Source code of charts –
..............................

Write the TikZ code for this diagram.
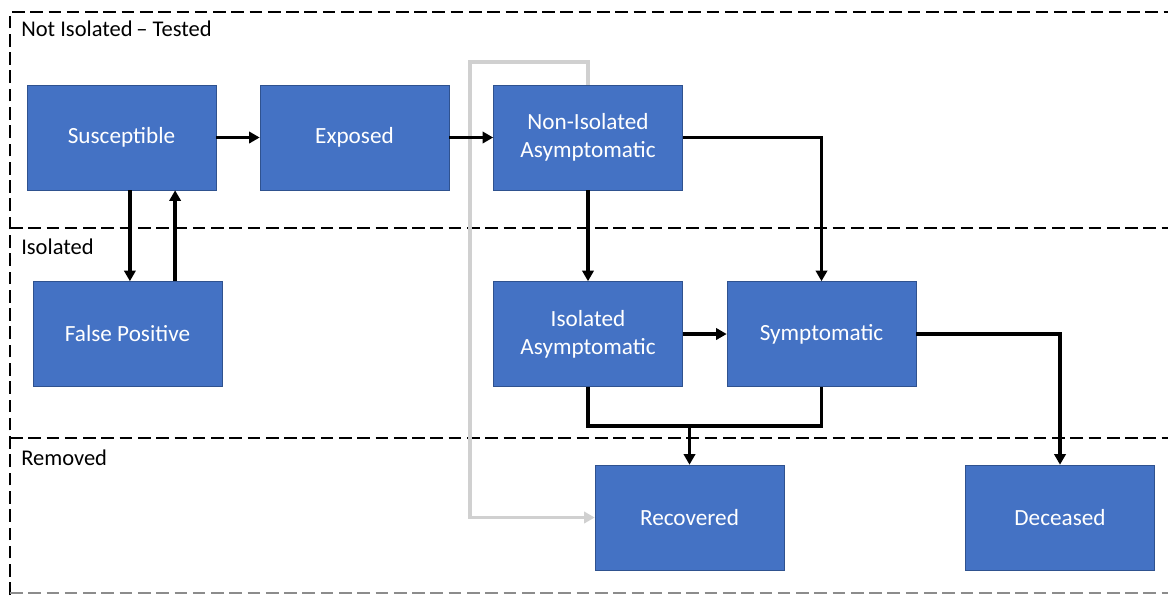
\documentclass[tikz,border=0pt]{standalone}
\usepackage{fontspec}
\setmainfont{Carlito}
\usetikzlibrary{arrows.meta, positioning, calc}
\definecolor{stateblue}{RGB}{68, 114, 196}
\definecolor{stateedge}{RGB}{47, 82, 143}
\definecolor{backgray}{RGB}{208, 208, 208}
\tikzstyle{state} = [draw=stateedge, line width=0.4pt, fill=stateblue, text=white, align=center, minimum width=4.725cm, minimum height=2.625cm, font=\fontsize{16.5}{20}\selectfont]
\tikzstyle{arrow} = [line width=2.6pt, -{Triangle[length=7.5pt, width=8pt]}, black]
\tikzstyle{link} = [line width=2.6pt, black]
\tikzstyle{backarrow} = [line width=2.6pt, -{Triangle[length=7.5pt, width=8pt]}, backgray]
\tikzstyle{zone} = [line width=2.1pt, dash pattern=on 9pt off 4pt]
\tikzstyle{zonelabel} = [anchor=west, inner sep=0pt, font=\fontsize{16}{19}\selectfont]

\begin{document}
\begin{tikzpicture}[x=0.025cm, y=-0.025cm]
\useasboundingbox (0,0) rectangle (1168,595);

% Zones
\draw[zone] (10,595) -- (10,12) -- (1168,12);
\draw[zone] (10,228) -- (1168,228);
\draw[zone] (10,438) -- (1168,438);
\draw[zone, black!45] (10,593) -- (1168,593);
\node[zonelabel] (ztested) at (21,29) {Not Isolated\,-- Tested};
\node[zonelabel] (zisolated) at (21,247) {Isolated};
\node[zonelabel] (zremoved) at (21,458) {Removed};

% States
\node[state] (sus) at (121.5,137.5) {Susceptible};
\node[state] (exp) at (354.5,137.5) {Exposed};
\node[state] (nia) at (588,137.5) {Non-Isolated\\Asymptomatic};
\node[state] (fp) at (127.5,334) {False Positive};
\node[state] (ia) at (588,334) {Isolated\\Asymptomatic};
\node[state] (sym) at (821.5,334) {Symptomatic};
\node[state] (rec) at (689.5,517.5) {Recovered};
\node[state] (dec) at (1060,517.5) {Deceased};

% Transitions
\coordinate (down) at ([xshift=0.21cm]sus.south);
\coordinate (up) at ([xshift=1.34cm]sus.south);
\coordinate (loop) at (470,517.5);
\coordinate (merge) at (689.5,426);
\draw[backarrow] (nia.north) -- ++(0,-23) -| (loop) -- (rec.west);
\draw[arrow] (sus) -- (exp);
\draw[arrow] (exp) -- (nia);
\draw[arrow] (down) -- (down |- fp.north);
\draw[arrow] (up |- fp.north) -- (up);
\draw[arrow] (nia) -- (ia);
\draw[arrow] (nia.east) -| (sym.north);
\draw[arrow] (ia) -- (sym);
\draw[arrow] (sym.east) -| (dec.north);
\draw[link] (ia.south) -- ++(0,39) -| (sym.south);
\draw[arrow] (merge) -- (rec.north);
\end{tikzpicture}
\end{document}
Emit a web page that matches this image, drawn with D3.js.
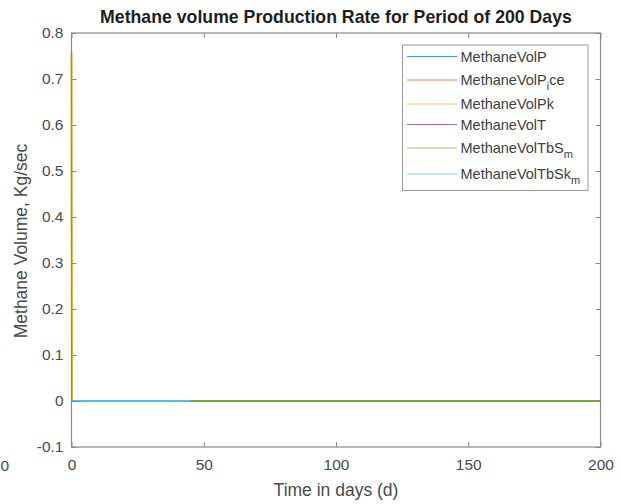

..............................

YOUR OBJECTIVE – Quote every entry exactly, with the pictures omitted.

TASK RESPONSE –
Write the TikZ code for this diagram.
\documentclass[tikz,border=0pt]{standalone}
\usepackage{fontspec}
\setmainfont{Carlito}
\usetikzlibrary{arrows.meta, positioning, calc}
\definecolor{stateblue}{RGB}{68, 114, 196}
\definecolor{stateedge}{RGB}{47, 82, 143}
\definecolor{backgray}{RGB}{208, 208, 208}
\tikzstyle{state} = [draw=stateedge, line width=0.4pt, fill=stateblue, text=white, align=center, minimum width=4.725cm, minimum height=2.625cm, font=\fontsize{16.5}{20}\selectfont]
\tikzstyle{arrow} = [line width=2.6pt, -{Triangle[length=7.5pt, width=8pt]}, black]
\tikzstyle{link} = [line width=2.6pt, black]
\tikzstyle{backarrow} = [line width=2.6pt, -{Triangle[length=7.5pt, width=8pt]}, backgray]
\tikzstyle{zone} = [line width=2.1pt, dash pattern=on 9pt off 4pt]
\tikzstyle{zonelabel} = [anchor=west, inner sep=0pt, font=\fontsize{16}{19}\selectfont]

\begin{document}
\begin{tikzpicture}[x=0.025cm, y=-0.025cm]
\useasboundingbox (0,0) rectangle (1168,595);

% Zones
\draw[zone] (10,595) -- (10,12) -- (1168,12);
\draw[zone] (10,228) -- (1168,228);
\draw[zone] (10,438) -- (1168,438);
\draw[zone, black!45] (10,593) -- (1168,593);
\node[zonelabel] (ztested) at (21,29) {Not Isolated\,-- Tested};
\node[zonelabel] (zisolated) at (21,247) {Isolated};
\node[zonelabel] (zremoved) at (21,458) {Removed};

% States
\node[state] (sus) at (121.5,137.5) {Susceptible};
\node[state] (exp) at (354.5,137.5) {Exposed};
\node[state] (nia) at (588,137.5) {Non-Isolated\\Asymptomatic};
\node[state] (fp) at (127.5,334) {False Positive};
\node[state] (ia) at (588,334) {Isolated\\Asymptomatic};
\node[state] (sym) at (821.5,334) {Symptomatic};
\node[state] (rec) at (689.5,517.5) {Recovered};
\node[state] (dec) at (1060,517.5) {Deceased};

% Transitions
\coordinate (down) at ([xshift=0.21cm]sus.south);
\coordinate (up) at ([xshift=1.34cm]sus.south);
\coordinate (loop) at (470,517.5);
\coordinate (merge) at (689.5,426);
\draw[backarrow] (nia.north) -- ++(0,-23) -| (loop) -- (rec.west);
\draw[arrow] (sus) -- (exp);
\draw[arrow] (exp) -- (nia);
\draw[arrow] (down) -- (down |- fp.north);
\draw[arrow] (up |- fp.north) -- (up);
\draw[arrow] (nia) -- (ia);
\draw[arrow] (nia.east) -| (sym.north);
\draw[arrow] (ia) -- (sym);
\draw[arrow] (sym.east) -| (dec.north);
\draw[link] (ia.south) -- ++(0,39) -| (sym.south);
\draw[arrow] (merge) -- (rec.north);
\end{tikzpicture}
\end{document}
Emit a web page that matches this image, drawn with D3.js.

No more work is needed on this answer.